Nearly 10 years ago, beekeepers across the country en masse began to report that healthy colonies of bees had left their hives and not returned. Researchers believe that several factors including global warming, pesticide use, habitat loss, and parasites are to blame for the vanishing bees.
Dubbed Colony Collapse Disorder, the condition that has been causing honeybee populations to plummet for the past decade continues to take its toll in 2015. The result is a loss of one-third of all honey bee colonies in the United States putting the number of hives at its lowest point in 50 years.
The role bees play in pollination is unrivaled. Their work in transferring pollen from flower to flower helps not only wild plants thrive, but also keeps commercial agriculture in our country flourishing. More than $15 billion a year in U.S. crops are pollinated by bees including apples, berries, almonds, cucumbers and broccoli. While we wouldn’t starve without their services, we would be losing a lot of healthy food for our tables and a lot of money from our economy if bees were to completely disappear.
As government agencies attempt to take steps toward bee conservation, individuals and families here in Kentucky can make a difference too.
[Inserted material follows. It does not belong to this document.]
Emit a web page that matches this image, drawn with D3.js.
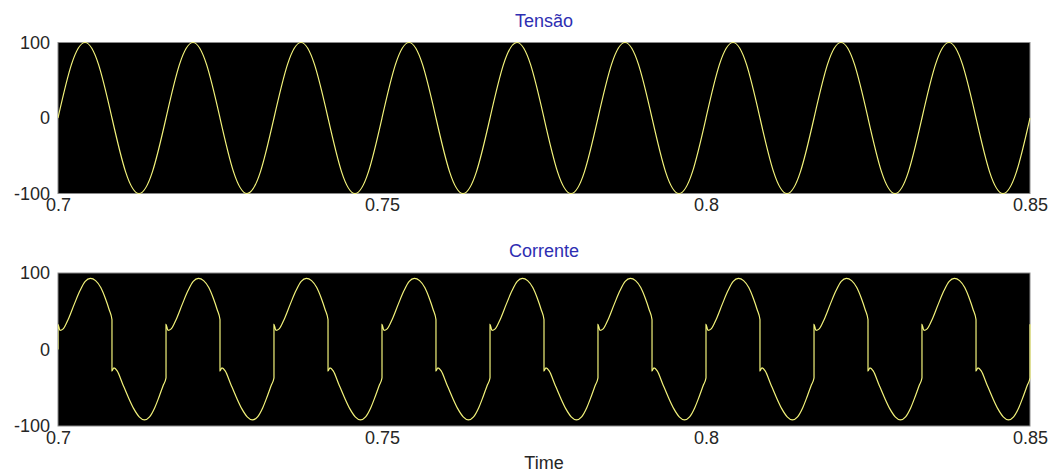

Remember to avoid using chemicals and pesticides to treat your lawn and garden as they can be harmful to the bees. Some pesticides kill individual bees while others are transported by the bees and harmful to the rest of the hive.
Also, while not everyone is willing to take up amateur bee keeping, a backyard bee garden is an easy way to help these insects in our own backyards. As bees lose habitat due to the destruction of native landscapes, even a few plants in a planter can help provide forage.
Here are a few plants that will help attract bees in the spring and summer: Lilacs, Lavender, Russian Sage, Wisteria, Mint, Sunflowers, Black-Eyed Susan, Rosemary.
Bees also need natural “weeds” like dandelions and clover. Allowing part of your yard to be a “no mow zone” will attract bees and can also help reduce your carbon footprint. “Bee” proactive and you can ensure the future of our buzzy friends as well as your favorite garden fare.